PGA Tour back at Shoal Creek

World Golf Hall of Fame member Lee Trevino, the 1984 PGA Championship winner at Shoal Creek, kisses his putter during a press conference Aug. 23 announcing the Champions Tour's Regions Tradition at Shoal Creek Golf and Country Club. (Reporter Photo/Jon Goering)

Shoal Creek Golf and Country Club in North Shelby County will be the home of the Regions Tradition, one of the five major championship tournaments on the Professional Golf Association Tour’s Champions Tour, for the next three years beginning in 2011.

The tournament was announced Aug. 23 at a press conference at the Town Hall at Shoal Creek.

Shelby County Manager Alex Dudchock said the tournament will be a big boost to the local economy, with average daily attendance expected to be around 30,000 people during the tournament.

“We’ve got 37 lodging facilities and 2,700 rooms,” Dudchock said. “Any event that brings tourism, including overnight stays, is a great thing for the local economy. Shelby County is excited about it.”

The Champions Tour is the tour formerly known as the Senior PGA Tour. The Regions Charity Classic will no longer be held at the Robert Trent Jones Golf Trail’s Ross Bridge in Hoover.

The 2011 Regions Tradition, sponsored by Regions Financial Corporation, will run May 2-8. Professional golfers likely to participate in the in the 2011 tournament include Fred Couples, Tom Watson and Greg Norman, among others.

World Golf Hall of Fame member Lee Trevino, who won the 1984 PGA Championship at Shoal Creek, said there has been a buzz on the playing circuit with the announcement of the Regions Tradition at Shoal Creek.

“The players are so excited about coming here,” Trevino said. “This is just going to be unbelievable. If I keep hitting my hybrids the way I am, I may play.”

Children’s Hospital, which was the primary charity of the Regions Charity Classic, will continue to be the primary charitable beneficiary of the Regions Tradition. Mike Stevens, President of the Champions Tour, said the organization plans to give $200,000 to Children’s Hospital up front and add to the total following the tournament.

“Charity will be a driving component in this event,” Stevens said.

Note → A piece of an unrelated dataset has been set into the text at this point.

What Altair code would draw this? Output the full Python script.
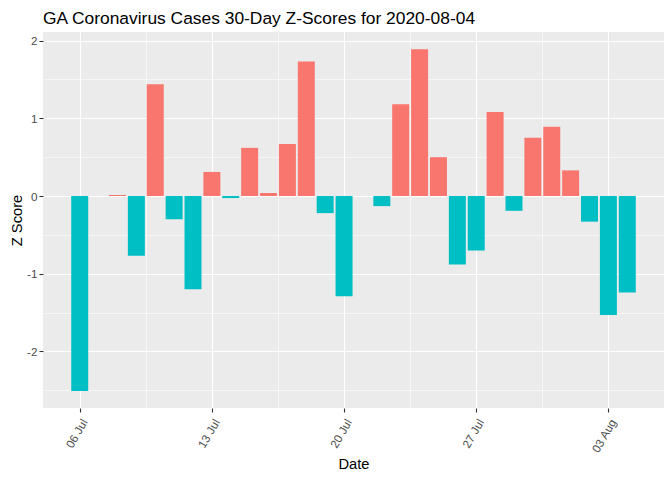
import altair as alt
import pandas as pd

title_text = "GA Coronavirus Cases 30-Day Z-Scores for 2020-08-04"

dates = ["2020-07-06", "2020-07-08", "2020-07-09", "2020-07-10", "2020-07-11",
         "2020-07-12", "2020-07-13", "2020-07-14", "2020-07-15", "2020-07-16",
         "2020-07-17", "2020-07-18", "2020-07-19", "2020-07-20", "2020-07-22",
         "2020-07-23", "2020-07-24", "2020-07-25", "2020-07-26", "2020-07-27",
         "2020-07-28", "2020-07-29", "2020-07-30", "2020-07-31", "2020-08-01",
         "2020-08-02", "2020-08-03", "2020-08-04"]
zscores = [-2.51, 0.013, -0.77, 1.44, -0.30,
           -1.20, 0.31, -0.026, 0.62, 0.039,
           0.67, 1.73, -0.22, -1.29, -0.13,
           1.18, 1.89, 0.50, -0.88, -0.70,
           1.08, -0.19, 0.75, 0.89, 0.33,
           -0.33, -1.53, -1.24]

start_date = "2020-07-06"
tick_days = [0, 7, 14, 21, 28]
tick_labels = ["06 Jul", "13 Jul", "20 Jul", "27 Jul", "03 Aug"]
minor_days = [3.5, 10.5, 17.5, 24.5]
y_major = [-2, -1, 0, 1, 2]
y_minor = [-2.5, -1.5, -0.5, 0.5, 1.5]

df = pd.DataFrame({"date": dates, "z": zscores})
df["positive"] = df["z"] > 0

label_expr = "datum.value % 7 === 0 ? " + str(tick_labels) + "[datum.value / 7] : ''"

x_vals = sorted(tick_days + minor_days)
y_vals = sorted(y_major + y_minor)

base = alt.Chart(df).transform_calculate(
    day="(toDate(datum.date) - toDate('" + start_date + "')) / 86400000"
).transform_calculate(
    d0="datum.day - 0.45", d1="datum.day + 0.45"
)

bars = base.mark_bar().encode(
    x=alt.X("d0:Q", title="Date",
            scale=alt.Scale(domain=[-1.945, 29 + 1.945], nice=False, zero=False),
            axis=alt.Axis(values=x_vals, labelExpr=label_expr,
                          labelAngle=-60, labelAlign="right", labelBaseline="top",
                          labelPadding=5, tickSize=4,
                          tickOpacity={"condition": {"test": "datum.value % 7 === 0", "value": 1}, "value": 0},
                          gridWidth={"condition": {"test": "datum.value % 7 === 0", "value": 1.1}, "value": 0.55},
                          titlePadding=2)),
    x2="d1:Q",
    y=alt.Y("z:Q", title="Z Score",
            scale=alt.Scale(domain=[-2.728, 2.111], nice=False, zero=False),
            axis=alt.Axis(values=y_vals,
                          labelExpr="datum.value % 1 === 0 ? '' + datum.value : ''",
                          tickSize=4, labelPadding=2,
                          tickOpacity={"condition": {"test": "datum.value % 1 === 0", "value": 1}, "value": 0},
                          gridWidth={"condition": {"test": "datum.value % 1 === 0", "value": 1.1}, "value": 0.55},
                          titlePadding=2)),
    y2=alt.datum(0),
    color=alt.Color("positive:N",
                    scale=alt.Scale(domain=[True, False], range=["#F8766D", "#00BFC4"]),
                    legend=None),
)

title_mark = alt.Chart(pd.DataFrame({"t": [title_text]})).mark_text(
    align="left", baseline="alphabetic", fontSize=17.4, font="Liberation Sans",
    color="black"
).encode(x=alt.value(0), y=alt.value(-8.5), text="t:N")

chart = alt.layer(bars, title_mark).properties(
    width=621, height=376,
    background="white",
    autosize=alt.AutoSizeParams(type="none"),
    padding={"left": 35, "top": 24, "right": 0, "bottom": 64},
).configure_view(
    fill="#EBEBEB", stroke=None
).configure_axis(
    grid=True, gridColor="white", domain=False,
    tickColor="#333333", tickWidth=1.1,
    labelColor="#4D4D4D", labelFontSize=11.7, labelFont="Liberation Sans",
    titleColor="black", titleFontSize=14.7, titleFont="Liberation Sans",
    titleFontWeight="normal",
)

chart.save("out.html", embed_options={"renderer": "svg", "actions": False})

Shoal Creek, the Jack Nicklaus-designed 18-hole golf course, has played host to two PGA Championships and one U.S. Amateur Championship. The 1990 PGA Championship was the last major tournament hosted by Shoal Creek.

Stevens said approximately half of the 1984 PGA Championship field will be part of the first Regions Tradition field.

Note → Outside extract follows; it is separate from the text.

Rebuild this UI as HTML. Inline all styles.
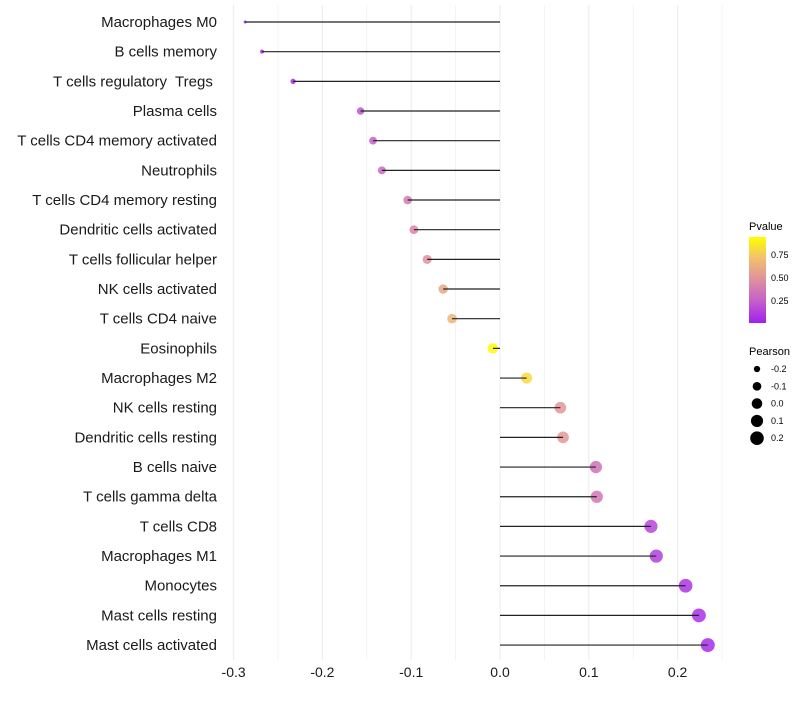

“We’ll be reliving a lot of history when we get back here in May,” Stevens said.

In the 20-year absence of PGA tournaments at Shoal Creek, the course has played host to several amateur tournaments, including the 1994 Jerry Pate Invitational won by Stanford University’s Tiger Woods.

Shoal Creek was scrutinized following the 1990 PGA Championship for its membership policies concerning minorities. Regions Tradition Tournament Director Mike Thompson, son of Shoal Creek founder Hall Thompson, said Shoal Creek implemented an aggressive minority-membership recruiting program immediately after the PGA Tour’s last visit to Shelby County.

“We’ve worked hard not only to get minority members, but minority business as well,” Thompson said. “We try to be a responsible club and look like our community.”

Thompson said the Shoal Creek community is proud to host the Champions Tour major.

“We’re extremely excited about hosting our fourth major here at Shoal Creek,” Thompson said. “Shoal Creek welcomes back professional golf today.”